On that path, Sharon needed to confront the settlers. They, who used to admire Sharon, soon discovered what life was like when a lying, crushing bulldozer turned around over them. Sharon ignored his defeat in the Likud Central Committee. He managed to push the Disengagement Bill through the Knesset – and in the process forced Netanyahu to vote for it four times, after the latter was defeated on the night of the “banana coup” (a failed attempt to remove Sharon) – and simply went on with the implementation. When Chief of Staff Moshe “Boogie” Ya’alon told the media that the withdrawal would aid terrorism by “providing it with a tailwind,” Sharon did not blink, and Ya’alon became one of the few chiefs of staff whose term was not extended into a fourth year.

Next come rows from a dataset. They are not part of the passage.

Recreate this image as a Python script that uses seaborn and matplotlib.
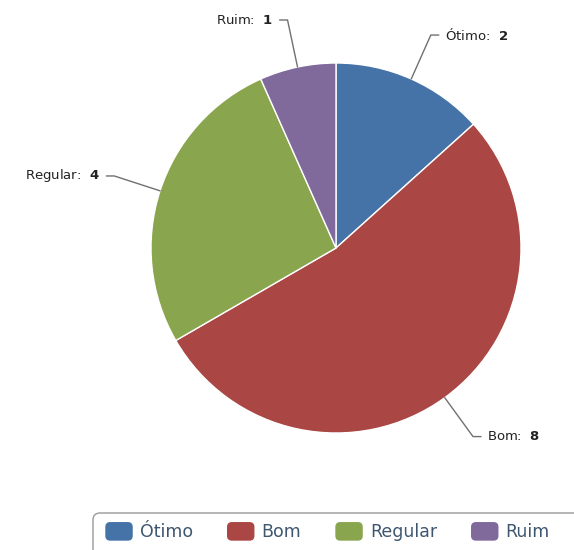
import numpy as np
import matplotlib.pyplot as plt
import seaborn as sns
from matplotlib.patches import FancyBboxPatch, Rectangle
from matplotlib.legend_handler import HandlerPatch

# Data
labels = ['Ótimo', 'Bom', 'Regular', 'Ruim']
values = [2, 8, 4, 1]
colors = ['#4572A7', '#AA4643', '#89A54E', '#80699B']

sns.set_theme(style='white')
plt.rcParams['font.family'] = ['DejaVu Sans']

fig = plt.figure(figsize=(5.74, 5.50), dpi=100)
ax = fig.add_axes([0, 0, 1, 1])

# pie centre and radius in pixel units (y measured from bottom)
cx, cy, r = 336, 302, 185
wedges, _ = ax.pie(values, colors=colors, startangle=90, counterclock=False,
                   center=(cx, cy), radius=r,
                   wedgeprops=dict(edgecolor='white', linewidth=1))
ax.set_xlim(0, 574)
ax.set_ylim(0, 550)
ax.set_aspect('equal')
ax.axis('off')

# data labels with elbow connectors
for w, lab, v in zip(wedges, labels, values):
    mid = np.deg2rad((w.theta1 + w.theta2) / 2)
    x0, y0 = cx + r * np.cos(mid), cy + r * np.sin(mid)
    x1, y1 = cx + 1.26 * r * np.cos(mid), cy + 1.26 * r * np.sin(mid)
    side = 1 if np.cos(mid) >= 0 else -1
    x2 = x1 + side * 8
    ax.plot([x0, x1, x2], [y0, y1, y1], color='#707070', lw=1)
    ax.text(x2 + side * 6, y1, f'{lab}:  $\\mathbf{{{v}}}$',
            ha='left' if side > 0 else 'right', va='center',
            fontsize=9.5, color='#222222')


# rounded legend swatches
def rounded(legend, orig_handle, xdescent, ydescent, width, height, fontsize):
    return FancyBboxPatch((-xdescent, -ydescent), width, height,
                          boxstyle='round,pad=0,rounding_size=3')


handles = [Rectangle((0, 0), 1, 1, color=c) for c in colors]
ax.legend(handles, labels, handler_map={Rectangle: HandlerPatch(patch_func=rounded)},
          loc='center left', bbox_to_anchor=(106 / 574, (550 - 532) / 550),
          ncol=4, frameon=False, fontsize=12.5, handlelength=1.5,
          handleheight=1.15, handletextpad=0.45, columnspacing=2.0,
          borderpad=0, borderaxespad=0, labelcolor='#3E576F')

# legend box, running off the bottom-right edge like the reference
ax.add_patch(FancyBboxPatch((93, -30), 540, 67,
                            boxstyle='round,pad=0,rounding_size=7',
                            fc='none', ec='#999999', lw=1))

fig.savefig('out.png', dpi=100)
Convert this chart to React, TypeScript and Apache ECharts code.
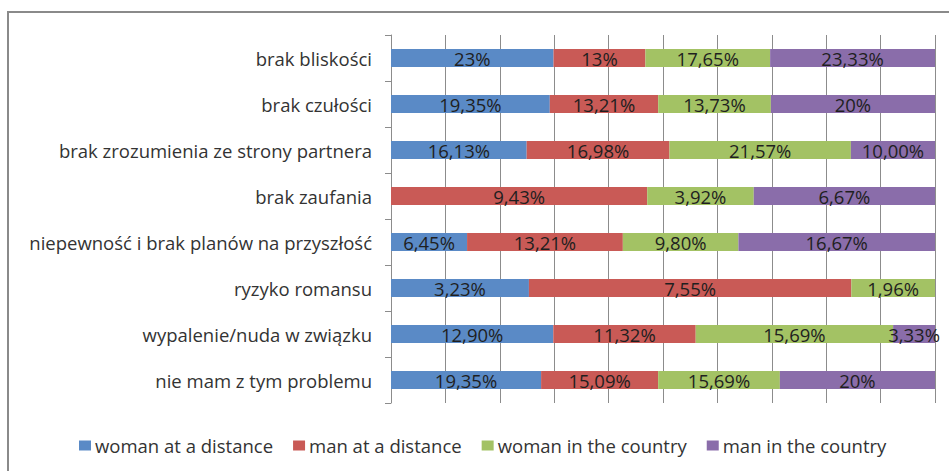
import React, { useEffect, useRef } from "react";
import * as echarts from "echarts";

const categories = [
  "brak bliskości",
  "brak czułości",
  "brak zrozumienia ze strony partnera",
  "brak zaufania",
  "niepewność i brak planów na przyszłość",
  "ryzyko romansu",
  "wypalenie/nuda w związku",
  "nie mam z tym problemu",
];

const seriesNames = [
  "woman at a distance",
  "man at a distance",
  "woman in the country",
  "man in the country",
];

const womanDistance = [23, 19.35, 16.13, 0, 6.45, 3.23, 12.9, 19.35];
const manDistance = [13, 13.21, 16.98, 9.43, 13.21, 7.55, 11.32, 15.09];
const womanCountry = [17.65, 13.73, 21.57, 3.92, 9.8, 1.96, 15.69, 15.69];
const manCountry = [23.33, 20, 10.0, 6.67, 16.67, 0, 3.33, 20];

const womanDistanceLabels = ["23%", "19,35%", "16,13%", "", "6,45%", "3,23%", "12,90%", "19,35%"];
const manDistanceLabels = ["13%", "13,21%", "16,98%", "9,43%", "13,21%", "7,55%", "11,32%", "15,09%"];
const womanCountryLabels = ["17,65%", "13,73%", "21,57%", "3,92%", "9,80%", "1,96%", "15,69%", "15,69%"];
const manCountryLabels = ["23,33%", "20%", "10,00%", "6,67%", "16,67%", "", "3,33%", "20%"];

const colors = ["#5A8AC6", "#C95A56", "#A3C264", "#8A6DAA"];

const FONT = "'Open Sans', Lato, sans-serif";

export default function App() {
  const ref = useRef<HTMLDivElement>(null);

  useEffect(() => {
    if (!ref.current) return;
    const chart = echarts.init(ref.current, undefined, { renderer: "svg" });
    const raw = [womanDistance, manDistance, womanCountry, manCountry];
    const labels = [womanDistanceLabels, manDistanceLabels, womanCountryLabels, manCountryLabels];
    const totals = categories.map((_, i) => raw.reduce((s, arr) => s + arr[i], 0));

    const series = raw.map((arr, si) => ({
      name: seriesNames[si],
      type: "bar",
      stack: "total",
      barWidth: 18,
      itemStyle: { color: colors[si] },
      label: {
        show: true,
        position: "inside",
        color: "#1f1f1f",
        fontFamily: FONT,
        fontSize: 18.5,
        formatter: (p: any) => labels[si][p.dataIndex],
      },
      data: arr.map((v, i) => (v === 0 ? 0 : (v / totals[i]) * 100)),
    }));

    chart.setOption({
      animation: false,
      color: colors,
      graphic: [
        {
          type: "rect",
          shape: { x: 8, y: 12, width: 1000, height: 500 },
          style: { fill: "none", stroke: "#8a8a8a", lineWidth: 2 },
          silent: true,
        },
      ],
      grid: { left: 391, right: 14, top: 35, bottom: 68, containLabel: false },
      xAxis: {
        type: "value",
        min: 0,
        max: 100,
        interval: 10,
        axisLabel: { show: false },
        axisLine: { show: false },
        axisTick: { show: false },
        splitLine: { show: true, lineStyle: { color: "#8c8c8c", width: 1 } },
      },
      yAxis: {
        type: "category",
        inverse: true,
        data: categories,
        axisLine: { show: true, lineStyle: { color: "#8c8c8c", width: 1 } },
        axisTick: { show: true, length: 6, lineStyle: { color: "#8c8c8c" } },
        axisLabel: { color: "#333333", fontFamily: FONT, fontSize: 18.5, margin: 19 },
      },
      legend: {
        bottom: 11,
        left: 74,
        icon: "rect",
        itemWidth: 12,
        itemHeight: 10,
        itemGap: 20,
        textStyle: { color: "#333333", fontFamily: FONT, fontSize: 18.5, padding: [0, 0, 0, -1] },
        data: seriesNames,
      },
      series,
    });
    return () => chart.dispose();
  }, []);

  return (
    <div
      ref={ref}
      style={{ position: "fixed", left: 0, top: 0, width: 949, height: 471, background: "#fff" }}
    />
  );
}
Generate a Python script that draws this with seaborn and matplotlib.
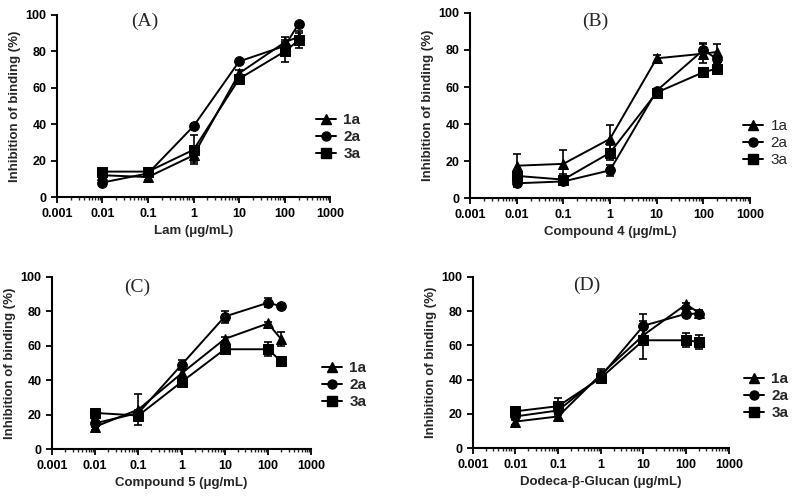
import numpy as np
import pandas as pd
import matplotlib
matplotlib.use("Agg")
import matplotlib.pyplot as plt
import seaborn as sb
from matplotlib.ticker import LogLocator, NullFormatter

# concentrations (ug/mL)
conc = [0.01, 0.1, 1, 10, 100, 200]
series_names = ["1a", "2a", "3a"]

# panel A - Lam
a_1a = [12, 11, 23, 68, 85, 88]
a_2a = [8, 13, 39, 74.5, 83, 95]
a_3a = [14, 14, 26, 65, 80, 86]
a_err_1a = [1.5, 1.5, 4, 2, 3, 3]
a_err_2a = [1, 1.5, 1, 1, 2, 1]
a_err_3a = [1.5, 1.5, 8, 2, 6, 4]

# panel B - Compound 4
b_1a = [17.5, 18.5, 32, 75.5, 78, 79]
b_2a = [8, 9, 15, 58, 80, 75]
b_3a = [12, 10, 24.5, 57, 68, 70]
b_err_1a = [6.5, 7.5, 7.5, 2, 5, 4]
b_err_2a = [2, 2, 3, 1, 4, 2]
b_err_3a = [3, 3, 4, 2, 2, 2]

# panel C - Compound 5
c_1a = [13, 23, 44, 64, 73, 64]
c_2a = [15, 21, 49, 77, 85, 83]
c_3a = [21, 19.5, 39, 58, 58, 51]
c_err_1a = [2, 9, 3, 1, 1, 4]
c_err_2a = [2, 2, 3, 3.5, 2.5, 1]
c_err_3a = [1.5, 2, 3, 1, 4, 1]

# panel D - Dodeca-beta-Glucan
d_1a = [15.5, 18.5, 43, 66, 84, 79]
d_2a = [18.5, 22, 42, 71.5, 78.5, 78.5]
d_3a = [21.5, 24.5, 41, 63, 63, 62]
d_err_1a = [2, 2, 3, 3, 1, 1]
d_err_2a = [2, 2, 3, 7, 2, 2]
d_err_3a = [2, 5, 3, 11, 4, 4]

panels = [
    ("(A)", "Lam (\u03bcg/mL)", [a_1a, a_2a, a_3a], [a_err_1a, a_err_2a, a_err_3a]),
    ("(B)", "Compound 4 (\u03bcg/mL)", [b_1a, b_2a, b_3a], [b_err_1a, b_err_2a, b_err_3a]),
    ("(C)", "Compound 5 (\u03bcg/mL)", [c_1a, c_2a, c_3a], [c_err_1a, c_err_2a, c_err_3a]),
    ("(D)", "Dodeca-\u03b2-Glucan (\u03bcg/mL)", [d_1a, d_2a, d_3a], [d_err_1a, d_err_2a, d_err_3a]),
]

# axes positions [left, bottom, width, height] in figure fraction
positions = [
    [0.071, 0.605, 0.342, 0.365],
    [0.5875, 0.603, 0.350, 0.371],
    [0.065, 0.100, 0.324, 0.345],
    [0.591, 0.102, 0.320, 0.343],
]
legend_anchor = [(0.395, 0.7255), (0.929, 0.713), (0.4025, 0.228), (0.93, 0.206)]
legend_weight = ["bold", "normal", "bold", "bold"]
title_pos = [(0.181, 0.958), (0.744, 0.958), (0.171, 0.425), (0.734, 0.429)]

markers = {"1a": "^", "2a": "o", "3a": "s"}

sb.set_style("ticks")
plt.rcParams["font.family"] = ["Liberation Sans", "DejaVu Sans"]

fig = plt.figure(figsize=(8.0, 4.99), dpi=100)

for i, (title, xlabel, vals, errs) in enumerate(panels):
    ax = fig.add_axes(positions[i])
    rows = []
    for name, v in zip(series_names, vals):
        for x, y in zip(conc, v):
            rows.append({"conc": x, "value": y, "series": name})
    df = pd.DataFrame(rows)
    for name, v, e in zip(series_names, vals, errs):
        ax.errorbar(conc, v, yerr=e, fmt="none", ecolor="black", elinewidth=1.2,
                    capsize=3, capthick=1.2, zorder=2)
    sb.lineplot(data=df, x="conc", y="value", style="series", markers=markers,
                dashes=False, color="black", markersize=7, linewidth=1.4,
                markeredgecolor="black", ax=ax, legend=False, zorder=3)
    ax.set_xscale("log")
    ax.set_xlim(0.001, 1000)
    ax.set_ylim(0, 100)
    ax.set_xticks([0.001, 0.01, 0.1, 1, 10, 100, 1000])
    ax.set_xticklabels(["0.001", "0.01", "0.1", "1", "10", "100", "1000"])
    ax.xaxis.set_minor_locator(LogLocator(base=10, subs=np.arange(2, 10)))
    ax.xaxis.set_minor_formatter(NullFormatter())
    ax.set_yticks([0, 20, 40, 60, 80, 100])
    ax.tick_params(axis="both", which="major", direction="out", length=4, width=1.3,
                   labelsize=9, colors="black")
    ax.tick_params(axis="x", which="minor", direction="out", length=2.5, width=1)
    for lab in ax.get_xticklabels() + ax.get_yticklabels():
        lab.set_fontweight("bold")
    for s in ["left", "bottom"]:
        ax.spines[s].set_linewidth(1.5)
        ax.spines[s].set_color("black")
    sb.despine(ax=ax)
    ax.set_xlabel(xlabel, fontsize=9.5, fontweight="bold", labelpad=4)
    ax.set_ylabel("Inhibition of binding (%)", fontsize=9.5, fontweight="bold", labelpad=3)

    handles = [plt.Line2D([], [], color="black", marker=markers[n], markersize=6.5,
                          linewidth=1.4) for n in series_names]
    fig.legend(handles, series_names, loc="center left", bbox_to_anchor=legend_anchor[i],
               frameon=False, handlelength=1.3, handletextpad=0.5, borderpad=0,
               borderaxespad=0, labelspacing=0.2,
               prop={"weight": legend_weight[i], "size": 11})
    fig.text(title_pos[i][0], title_pos[i][1], title, ha="center", va="center",
             fontsize=14, family=["Liberation Serif", "DejaVu Serif"])

fig.savefig("out.png", dpi=100)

But fools love power, believe in it and nurture it to grow: following the Disengagement, war criminal Ariel Sharon became Israel’s hero. He was the media’s idol. It rewarded him with one title after another. He was somewhat less admired in the Likud, but then he split the party up, forming Kadima — an ideologically challenged skeleton of a party, tailor made to Sharon’s measurements.

That was Sharon’s last maneuver. Shortly thereafter, following opinion polls showing that Kadima was slated to win about 50 seats in the Knesset, he suffered his first stroke. As usual, his courtiers lied and said everything was fine. A month later, Sharon suffered a second stroke .

And now he has finally died after long years of unimaginable damage to Israel, its army, morality and political life -after long decades of shedding innocent blood. To a large extent, Israel’s media hurried to sweep away much of what is written here. It would annoy readers. They may stop reading. It’s not good for circulation.

Such is the stuff beautiful legends are made of.